- _EXERCISE OBJECTIVE_
Leaving out every picture, retype the lines below from the top through the one that contains "42300, 44800, 45900];".

- _DATASET SECTION_
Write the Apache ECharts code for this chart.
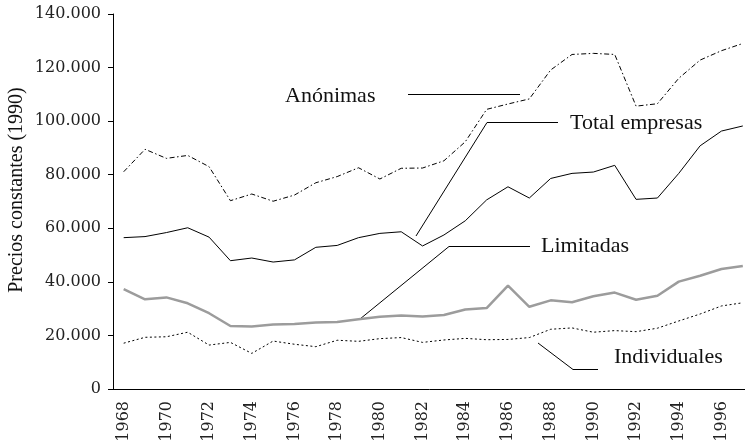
<!DOCTYPE html>
<html lang="es">
<head>
<meta charset="UTF-8">
<title>Precios constantes (1990)</title>
<script src="https://cdn.jsdelivr.net/npm/echarts@6/dist/echarts.min.js"></script>
<style>
    html, body { margin: 0; padding: 0; background: #fff; }
    #chart { width: 745px; height: 440px; }
</style>
</head>
<body>
<div id="chart"></div>
<script>
    const years = ['1968', '1969', '1970', '1971', '1972', '1973', '1974', '1975', '1976', '1977',
        '1978', '1979', '1980', '1981', '1982', '1983', '1984', '1985', '1986', '1987',
        '1988', '1989', '1990', '1991', '1992', '1993', '1994', '1995', '1996', '1997'];

    const anonimas = [81100, 89500, 86100, 87200, 83000, 70300, 72800, 70100, 72400, 77000,
        79300, 82600, 78400, 82400, 82500, 85200, 92300, 104400, 106400, 108300,
        119100, 124900, 125300, 124900, 105600, 106500, 116000, 122800, 126300, 129000];

    const totalEmpresas = [56500, 56900, 58400, 60200, 56700, 47900, 48900, 47400, 48200, 52900,
        53600, 56500, 58100, 58700, 53400, 57500, 62800, 70600, 75500, 71300,
        78600, 80500, 81000, 83500, 70800, 71300, 80500, 90800, 96300, 98200];

    const limitadas = [37300, 33500, 34200, 32000, 28300, 23500, 23300, 24100, 24300, 24800,
        25000, 26000, 27000, 27400, 27100, 27600, 29700, 30200, 38600, 30700,
        33100, 32400, 34600, 36000, 33300, 34800, 40100, 42300, 44800, 45900];

    const individuales = [17100, 19300, 19500, 21200, 16400, 17400, 13300, 17900, 16700, 15800,
        18200, 17800, 18800, 19200, 17400, 18300, 18900, 18400, 18500, 19200,
        22300, 22800, 21200, 21800, 21400, 22700, 25400, 28000, 31000, 32200];

    const serif = 'Liberation Serif';
    const tickFont = 'DejaVu Serif';

    // leader line + label for each series (pixel layout of the annotations)
    function leader(points) {
        return {
            type: 'polyline',
            shape: {points: points},
            style: {stroke: '#000', lineWidth: 1, fill: null},
            silent: true
        };
    }

    function note(text, x, y) {
        return {
            type: 'text',
            x: x,
            y: y,
            style: {
                text: text,
                font: '22px "' + serif + '"',
                fill: '#111',
                verticalAlign: 'middle'
            },
            silent: true
        };
    }

    let chart = echarts.init(document.getElementById('chart'), null, {renderer: 'canvas'});
    let option = {
        animation: false,
        backgroundColor: '#fff',
        grid: {
            left: 113,
            right: -8.5,
            top: 14,
            bottom: 51,
            containLabel: false,
            outerBoundsMode: 'none'
        },
        xAxis: {
            type: 'category',
            data: years,
            boundaryGap: true,
            axisLine: {lineStyle: {color: '#000', width: 1}},
            axisTick: {
                interval: 0,
                length: 5,
                lineStyle: {color: '#000'}
            },
            axisLabel: {
                interval: 1,
                rotate: 90,
                margin: 12,
                color: '#222',
                fontFamily: tickFont,
                fontSize: 16
            },
            splitLine: {show: false}
        },
        yAxis: {
            type: 'value',
            min: 0,
            max: 140000,
            interval: 20000,
            axisLine: {show: true, lineStyle: {color: '#000', width: 1}},
            axisTick: {show: true, length: 5, lineStyle: {color: '#000'}},
            axisLabel: {
                margin: 12,
                color: '#222',
                fontFamily: tickFont,
                fontSize: 16,
                formatter: function (v) {
                    return v === 0 ? '0' : String(v).replace(/\B(?=(\d{3})+(?!\d))/g, '.');
                }
            },
            splitLine: {show: false}
        },
        series: [
            {
                name: 'Anónimas',
                type: 'line',
                data: anonimas,
                symbol: 'none',
                lineStyle: {color: '#000', width: 1, type: [5, 2.5, 1.5, 2.5]}
            },
            {
                name: 'Total empresas',
                type: 'line',
                data: totalEmpresas,
                symbol: 'none',
                lineStyle: {color: '#000', width: 1}
            },
            {
                name: 'Limitadas',
                type: 'line',
                data: limitadas,
                symbol: 'none',
                lineStyle: {color: '#9c9c9c', width: 2.5}
            },
            {
                name: 'Individuales',
                type: 'line',
                data: individuales,
                symbol: 'none',
                lineStyle: {color: '#000', width: 1, type: [2, 2.5]}
            }
        ],
        graphic: [
            {
                type: 'text',
                x: 17,
                y: 190,
                rotation: Math.PI / 2,
                style: {
                    text: 'Precios constantes (1990)',
                    font: '20px "' + serif + '"',
                    fill: '#111',
                    align: 'center',
                    verticalAlign: 'middle'
                },
                silent: true
            },
            leader([[408, 94.5], [520, 94.5]]),
            note('Anónimas', 285, 96),
            leader([[416, 236], [487, 122.5], [558, 122.5]]),
            note('Total empresas', 570, 123),
            leader([[360, 319], [449, 246.5], [530, 246.5]]),
            note('Limitadas', 541, 246),
            leader([[538, 343], [573, 369.5], [598, 369.5]]),
            note('Individuales', 614, 357)
        ]
    };
    chart.setOption(option);
</script>
</body>
</html>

- _ANSWER TO THIS EXERCISE_
Write the Apache ECharts code for this chart.
<!DOCTYPE html>
<html lang="es">
<head>
<meta charset="UTF-8">
<title>Precios constantes (1990)</title>
<script src="https://cdn.jsdelivr.net/npm/echarts@6/dist/echarts.min.js"></script>
<style>
    html, body { margin: 0; padding: 0; background: #fff; }
    #chart { width: 745px; height: 440px; }
</style>
</head>
<body>
<div id="chart"></div>
<script>
    const years = ['1968', '1969', '1970', '1971', '1972', '1973', '1974', '1975', '1976', '1977',
        '1978', '1979', '1980', '1981', '1982', '1983', '1984', '1985', '1986', '1987',
        '1988', '1989', '1990', '1991', '1992', '1993', '1994', '1995', '1996', '1997'];

    const anonimas = [81100, 89500, 86100, 87200, 83000, 70300, 72800, 70100, 72400, 77000,
        79300, 82600, 78400, 82400, 82500, 85200, 92300, 104400, 106400, 108300,
        119100, 124900, 125300, 124900, 105600, 106500, 116000, 122800, 126300, 129000];

    const totalEmpresas = [56500, 56900, 58400, 60200, 56700, 47900, 48900, 47400, 48200, 52900,
        53600, 56500, 58100, 58700, 53400, 57500, 62800, 70600, 75500, 71300,
        78600, 80500, 81000, 83500, 70800, 71300, 80500, 90800, 96300, 98200];

    const limitadas = [37300, 33500, 34200, 32000, 28300, 23500, 23300, 24100, 24300, 24800,
        25000, 26000, 27000, 27400, 27100, 27600, 29700, 30200, 38600, 30700,
        33100, 32400, 34600, 36000, 33300, 34800, 40100, 42300, 44800, 45900];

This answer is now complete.